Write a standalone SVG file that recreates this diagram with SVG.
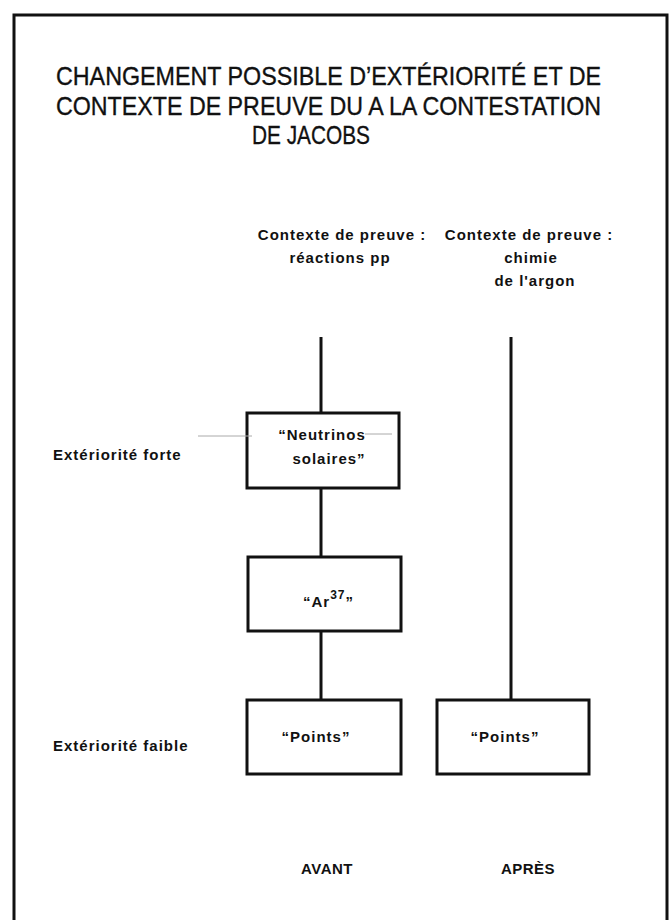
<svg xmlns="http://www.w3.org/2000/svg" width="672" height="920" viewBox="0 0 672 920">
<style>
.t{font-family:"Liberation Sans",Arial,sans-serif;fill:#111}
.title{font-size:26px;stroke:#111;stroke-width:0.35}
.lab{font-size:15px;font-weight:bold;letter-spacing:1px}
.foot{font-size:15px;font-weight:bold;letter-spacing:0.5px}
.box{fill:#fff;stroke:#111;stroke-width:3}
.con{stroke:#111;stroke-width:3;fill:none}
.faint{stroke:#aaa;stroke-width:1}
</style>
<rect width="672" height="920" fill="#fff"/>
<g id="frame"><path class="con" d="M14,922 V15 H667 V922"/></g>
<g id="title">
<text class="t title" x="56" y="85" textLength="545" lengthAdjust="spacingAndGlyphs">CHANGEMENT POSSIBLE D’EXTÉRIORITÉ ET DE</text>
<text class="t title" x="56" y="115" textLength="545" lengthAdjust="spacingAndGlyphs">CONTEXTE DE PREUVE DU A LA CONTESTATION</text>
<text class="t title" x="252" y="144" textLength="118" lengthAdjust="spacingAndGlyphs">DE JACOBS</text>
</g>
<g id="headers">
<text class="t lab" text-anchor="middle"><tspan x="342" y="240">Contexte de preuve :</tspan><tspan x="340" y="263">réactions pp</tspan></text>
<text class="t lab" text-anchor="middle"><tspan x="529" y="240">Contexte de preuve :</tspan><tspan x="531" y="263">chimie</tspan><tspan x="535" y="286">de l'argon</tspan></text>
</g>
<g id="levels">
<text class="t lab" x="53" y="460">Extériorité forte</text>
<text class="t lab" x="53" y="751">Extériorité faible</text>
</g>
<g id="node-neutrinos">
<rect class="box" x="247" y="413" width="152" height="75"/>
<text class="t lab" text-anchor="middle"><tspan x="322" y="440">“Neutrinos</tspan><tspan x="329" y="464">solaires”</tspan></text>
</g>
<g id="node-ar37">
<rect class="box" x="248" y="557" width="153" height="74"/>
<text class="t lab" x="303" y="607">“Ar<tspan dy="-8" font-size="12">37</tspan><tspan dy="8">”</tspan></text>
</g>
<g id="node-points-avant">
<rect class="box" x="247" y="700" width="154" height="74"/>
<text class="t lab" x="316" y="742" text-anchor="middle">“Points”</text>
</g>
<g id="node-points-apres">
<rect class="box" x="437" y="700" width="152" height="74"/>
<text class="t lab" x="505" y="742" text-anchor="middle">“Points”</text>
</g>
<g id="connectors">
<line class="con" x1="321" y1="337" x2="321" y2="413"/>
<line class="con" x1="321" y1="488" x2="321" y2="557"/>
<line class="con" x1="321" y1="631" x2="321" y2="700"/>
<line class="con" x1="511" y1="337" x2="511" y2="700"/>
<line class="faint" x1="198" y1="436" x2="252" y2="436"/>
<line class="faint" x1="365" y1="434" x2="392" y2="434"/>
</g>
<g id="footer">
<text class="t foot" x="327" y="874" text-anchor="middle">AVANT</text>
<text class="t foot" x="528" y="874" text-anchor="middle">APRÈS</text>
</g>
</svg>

•••••

| Task requirements |
Quote everything in the listing above exactly; pictures are the only thing to omit.

| Answer below |
Write a standalone SVG file that recreates this diagram with SVG.
<svg xmlns="http://www.w3.org/2000/svg" width="672" height="920" viewBox="0 0 672 920">
<style>
.t{font-family:"Liberation Sans",Arial,sans-serif;fill:#111}
.title{font-size:26px;stroke:#111;stroke-width:0.35}
.lab{font-size:15px;font-weight:bold;letter-spacing:1px}
.foot{font-size:15px;font-weight:bold;letter-spacing:0.5px}
.box{fill:#fff;stroke:#111;stroke-width:3}
.con{stroke:#111;stroke-width:3;fill:none}
.faint{stroke:#aaa;stroke-width:1}
</style>
<rect width="672" height="920" fill="#fff"/>
<g id="frame"><path class="con" d="M14,922 V15 H667 V922"/></g>
<g id="title">
<text class="t title" x="56" y="85" textLength="545" lengthAdjust="spacingAndGlyphs">CHANGEMENT POSSIBLE D’EXTÉRIORITÉ ET DE</text>
<text class="t title" x="56" y="115" textLength="545" lengthAdjust="spacingAndGlyphs">CONTEXTE DE PREUVE DU A LA CONTESTATION</text>
<text class="t title" x="252" y="144" textLength="118" lengthAdjust="spacingAndGlyphs">DE JACOBS</text>
</g>
<g id="headers">
<text class="t lab" text-anchor="middle"><tspan x="342" y="240">Contexte de preuve :</tspan><tspan x="340" y="263">réactions pp</tspan></text>
<text class="t lab" text-anchor="middle"><tspan x="529" y="240">Contexte de preuve :</tspan><tspan x="531" y="263">chimie</tspan><tspan x="535" y="286">de l'argon</tspan></text>
</g>
<g id="levels">
<text class="t lab" x="53" y="460">Extériorité forte</text>
<text class="t lab" x="53" y="751">Extériorité faible</text>
</g>
<g id="node-neutrinos">
<rect class="box" x="247" y="413" width="152" height="75"/>
<text class="t lab" text-anchor="middle"><tspan x="322" y="440">“Neutrinos</tspan><tspan x="329" y="464">solaires”</tspan></text>
</g>
<g id="node-ar37">
<rect class="box" x="248" y="557" width="153" height="74"/>
<text class="t lab" x="303" y="607">“Ar<tspan dy="-8" font-size="12">37</tspan><tspan dy="8">”</tspan></text>
</g>
<g id="node-points-avant">
<rect class="box" x="247" y="700" width="154" height="74"/>
<text class="t lab" x="316" y="742" text-anchor="middle">“Points”</text>
</g>
<g id="node-points-apres">
<rect class="box" x="437" y="700" width="152" height="74"/>
<text class="t lab" x="505" y="742" text-anchor="middle">“Points”</text>
</g>
<g id="connectors">
<line class="con" x1="321" y1="337" x2="321" y2="413"/>
<line class="con" x1="321" y1="488" x2="321" y2="557"/>
<line class="con" x1="321" y1="631" x2="321" y2="700"/>
<line class="con" x1="511" y1="337" x2="511" y2="700"/>
<line class="faint" x1="198" y1="436" x2="252" y2="436"/>
<line class="faint" x1="365" y1="434" x2="392" y2="434"/>
</g>
<g id="footer">
<text class="t foot" x="327" y="874" text-anchor="middle">AVANT</text>
<text class="t foot" x="528" y="874" text-anchor="middle">APRÈS</text>
</g>
</svg>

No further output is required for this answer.